I looked around for the purpose of clues.
Why did the statues feet never get wet?
And what's this... each carved foot has a specific design around the bottom. This one to the left has carved red dragons wrapping around the feet and upwards out and beyond the legs. Another had yellow vines with bright pink flowers that resembled hibiscus. The next had carved blue white capped waves lapping at the stone ankles. There were several all throughout, endless seemingly, continuing back as far as the eye could see. I wondered why the designs at the feet of these monuments were in color and the bodies themselves were colorless and only reflecting the natural colors of the grey rocks they were chipped out of?

To me the massive beings seemed to be guardians of what was represented at their feet. With that assumption, I gazed long and upward - following the one with the green herbaceous trellises to its winglike features surrounding its tremendous stone face. Then I suddenly recalled that I had been visiting a house in a tropical environment. Outside there were hibiscus trees blooming and the smell of jasmine filled the air. This house is familiar to me, and a nice older lady awaits at the door. Ah, yes this is where that deck hand appears for the first time, my companion I spoke of before. Then in a flash everything that had happened, everywhere I had been came roaring back in quick time and filled my brain with the sequences leading up to where I now floated in this depression of archaic finds. It even explained why I had risen up out of this very water in between two of the statues.

It was dim lit out, dusk perhaps, and the smell of fresh jasmine wafted all around. There were soothing lights in the windows of the house I walked up to. The door was just being opened by an older lady who smiled in knowing welcome. Behind her stood a longer than normal hallway, and coming towards us at the front entrance was my friend. We left shortly thereafter, and along the walkway I took in the site of pink and orange blooming hibiscus trees. The warm air surrounding as we headed into the unknown. This was the statue of tropical flowers and green vines.
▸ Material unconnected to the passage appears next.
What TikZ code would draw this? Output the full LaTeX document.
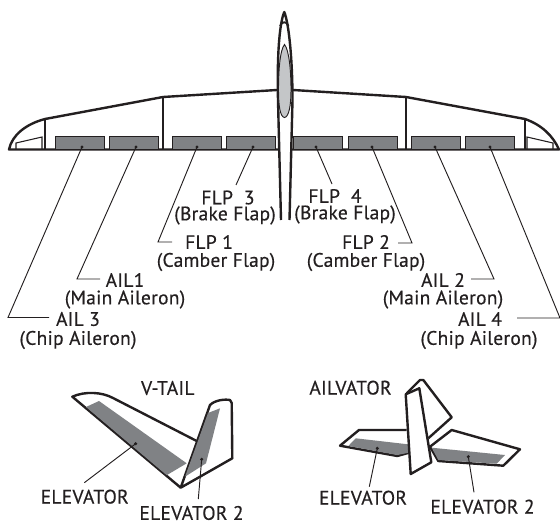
\documentclass[tikz,border=0pt]{standalone}
\usepackage{fontspec}
\setmainfont{PT Sans}[LetterSpace=1.5,RawFeature={embolden=0.4}]
\definecolor{ink}{HTML}{231F20}
\definecolor{flapgray}{HTML}{808285}
\definecolor{canopy}{HTML}{C4C6C8}
\tikzset{
  outline/.style={draw=ink,line width=1.8pt,line join=round},
  rib/.style={draw=ink,line width=0.8pt},
  leader/.style={draw=ink,line width=0.7pt},
  flap/.style={draw=ink,fill=flapgray,line width=0.8pt,minimum width=37pt,minimum height=9.75pt,inner sep=0pt,anchor=south west},
  surface/.style={fill=flapgray,draw=none},
  pin/.style={circle,fill=ink,inner sep=0pt,minimum size=2.6pt},
  tag/.style={text=ink,inner sep=0pt,font=\fontsize{14.6}{16}\selectfont},
}
\begin{document}
\begin{tikzpicture}[x=0.75pt,y=-0.75pt]
  \useasboundingbox (0,0) rectangle (560,524);
  % wing
  \draw[outline,fill=white] (9,149.5) .. controls (12,135) and (26,124) .. (45,119) -- (163,97) -- (277,90) -- (293,90) -- (406,97) -- (525,119) .. controls (542,125) and (553,136) .. (559,149.5) -- cycle;
  \draw[rib] (45,119) -- (45,149) (163,97) -- (163,149) (406,97) -- (406,149) (525,119) -- (525,149);
  \draw[rib] (16,149) -- (16,143) -- (42,137) -- (42,149);
  \draw[rib] (527,149) -- (527,137) -- (553,143) -- (553,149);
  \foreach \px/\flapname in {55/ailC,109/ailA,172/flpA,226/flpC,293/flpD,348/flpB,411/ailB,465/ailD}
    \node[flap] (\flapname) at (\px,150) {};
  % fuselage
  \draw[outline,fill=white] (281,220) -- (278,100) .. controls (277,60) and (279,24) .. (284.3,12) .. controls (289,24) and (292.5,60) .. (292.5,100) -- (289.5,220);
  \draw[outline,line width=1.4pt] (280,26) .. controls (282,21) and (286.5,21) .. (288.5,26);
  \draw[draw=ink,line width=0.7pt,fill=canopy] (284.5,44.5) .. controls (280,50) and (278.5,70) .. (278.5,90) .. controls (278.5,105) and (280,117) .. (284.5,117.5) .. controls (289,117) and (291,105) .. (291,90) .. controls (291,70) and (289,50) .. (284.5,44.5) -- cycle;
  % labels
  \node[tag] (flp3) at (228,197.5) {FLP\ \ 3};
  \node[tag] (flp3b) at (225,215.5) {(Brake Flap)};
  \node[tag] (flp4) at (335,196) {FLP\ \ 4};
  \node[tag] (flp4b) at (345,214.5) {(Brake Flap)};
  \node[tag] (flp1) at (209,242) {FLP 1};
  \node[tag] (flp1b) at (216,262) {(Camber Flap)};
  \node[tag] (flp2) at (366,242) {FLP 2};
  \node[tag] (flp2b) at (366,262) {(Camber Flap)};
  \node[tag] (ail1) at (125,280) {AIL1};
  \node[tag] (ail1b) at (125,299.5) {(Main Aileron)};
  \node[tag] (ail2) at (443,280) {AIL 2};
  \node[tag] (ail2b) at (443,299.5) {(Main Aileron)};
  \node[tag] (ail3) at (78,319) {AIL 3};
  \node[tag] (ail3b) at (78,340) {(Chip Aileron)};
  \node[tag] (ail4) at (480,319) {AIL 4};
  \node[tag] (ail4b) at (479,340) {(Chip Aileron)};
  % leaders
  \node[pin] (pinC) at (82,147) {};
  \node[pin] (pinA) at (136,147) {};
  \node[pin] (pinE) at (197,147) {};
  \node[pin] (pinG) at (253,147) {};
  \node[pin] (pinH) at (316,147) {};
  \node[pin] (pinF) at (372,147) {};
  \node[pin] (pinB) at (435,147) {};
  \node[pin] (pinD) at (490,147) {};
  \coordinate (kneeC) at (8,317.5);
  \coordinate (endC) at (49,317.5);
  \coordinate (kneeA) at (77,279);
  \coordinate (endA) at (100,279);
  \coordinate (kneeE) at (158,242);
  \coordinate (endE) at (172,242);
  \coordinate (endG) at (236,185);
  \coordinate (endH) at (332,184);
  \coordinate (kneeF) at (412,243);
  \coordinate (endF) at (398,243);
  \coordinate (kneeB) at (494,279);
  \coordinate (endB) at (471,279);
  \coordinate (kneeD) at (560,318);
  \coordinate (endD) at (517,318);
  \draw[leader] (pinC.center) -- (kneeC) -- (endC);
  \draw[leader] (pinA.center) -- (kneeA) -- (endA);
  \draw[leader] (pinE.center) -- (kneeE) -- (endE);
  \draw[leader] (pinG.center) -- (endG);
  \draw[leader] (pinH.center) -- (endH);
  \draw[leader] (pinF.center) -- (kneeF) -- (endF);
  \draw[leader] (pinB.center) -- (kneeB) -- (endB);
  \draw[leader] (pinD.center) -- (kneeD) -- (endD);
  % v-tail
  \draw[outline,fill=white] (180.7,487.7) -- (72.3,396.7) .. controls (85,391) and (102,392) .. (113,398) -- (196.7,441);
  \draw[surface] (86,407) -- (99,401) -- (186.7,463.3) -- (166.7,475.2) -- cycle;
  \draw[outline,fill=white] (180.7,487.7) -- (210,405) .. controls (215,400) and (225,399) .. (230,400) -- (231.7,403) -- (232.3,458.3) -- cycle;
  \draw[surface] (220,408.3) -- (206,463.3) -- (185,476.7) -- (208,413) -- cycle;
  \node[pin] (pinV) at (135.7,443.7) {};
  \node[pin] (pinW) at (201.7,459.3) {};
  \node[tag] (vtail) at (167.8,388) {V-TAIL};
  \node[tag] (velev) at (84.7,496.7) {ELEVATOR};
  \node[tag] (velevb) at (191.5,513) {ELEVATOR 2};
  \coordinate (endV) at (84.3,482.7);
  \coordinate (endW) at (198.3,499);
  \draw[leader] (pinV.center) -- (endV);
  \draw[leader] (pinW.center) -- (endW);
  % ailvator
  \draw[outline,fill=white] (406.7,393.3) -- (420,380) -- (423.3,380) -- (451.7,417.3) -- (428.3,438.3);
  \draw[outline,fill=white] (406.7,430) -- (359,430) -- (340,445.7) -- (397.3,456) -- (409,452.7);
  \draw[surface] (355.7,438.3) -- (408,444.3) -- (409,452.7) -- (397.3,455) -- (348.3,446) -- cycle;
  \draw[outline,fill=white] (430,446.7) -- (451.7,430) -- (520,449.3) -- (503.3,465.7) -- (438.3,461) -- cycle;
  \draw[surface] (431.7,447.7) -- (505,455) -- (496.7,463.7) -- (438.3,460) -- cycle;
  \draw[outline,fill=white] (405.7,394.3) -- (419.3,388.3) -- (431.3,462.3) -- (410.7,474) -- cycle;
  \node[pin] (pinX) at (377.3,448.3) {};
  \node[pin] (pinY) at (468.3,456.7) {};
  \node[tag] (ailv) at (350.5,387.7) {AILVATOR};
  \node[tag] (aelev) at (363,497.7) {ELEVATOR};
  \node[tag] (aelevb) at (482.5,506.7) {ELEVATOR 2};
  \coordinate (endX) at (369.3,486.7);
  \coordinate (endY) at (474,492.3);
  \draw[leader] (pinX.center) -- (endX);
  \draw[leader] (pinY.center) -- (endY);
\end{tikzpicture}
\end{document}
On and on we traveled. The obelisk stones. The ruins. The Persian carpet. I was not sure where we were headed, but when we got there, we knew. The grass lay out ahead of us in fields of green. Each locality having its own terms and distinct memories. I have no knowledge of time in these journeys, so when I say we left at night, I can not say after how many nights it was. Had we made it this far? I was truly shocked and not knowing what to say, as I knew it was time to leave once more.
The red dragons. The remembrance.

So many places, all corresponding to the monolithic statues that now loomed all around above me.
With all the memories colliding and forming the last sequence of events... I knew that the statues represented different worlds, realms, possibly even different cultures. We had travelled from one to another until we had come in between two of them. The white capped waves was where we last set out, on a ship custom made to our task. Yet, somehow, some flaw having to do with the water and the actual stone that lie in between the rock guardians managed our falter. Actually getting stuck in between the two statues, or two realms, was not understood. I would have to look more in depth for those answers. The portion of uncarved rock held nothing that was definitive and the area was unstable. This is why our ship had been battered beyond recognition. The only linking cohesion was from the waters that are part of everything, every world, touching each and every statue at its base. This is why the only way out was down, sinking deep into the one bond that gave each rock guardian the foundation of support for what they held.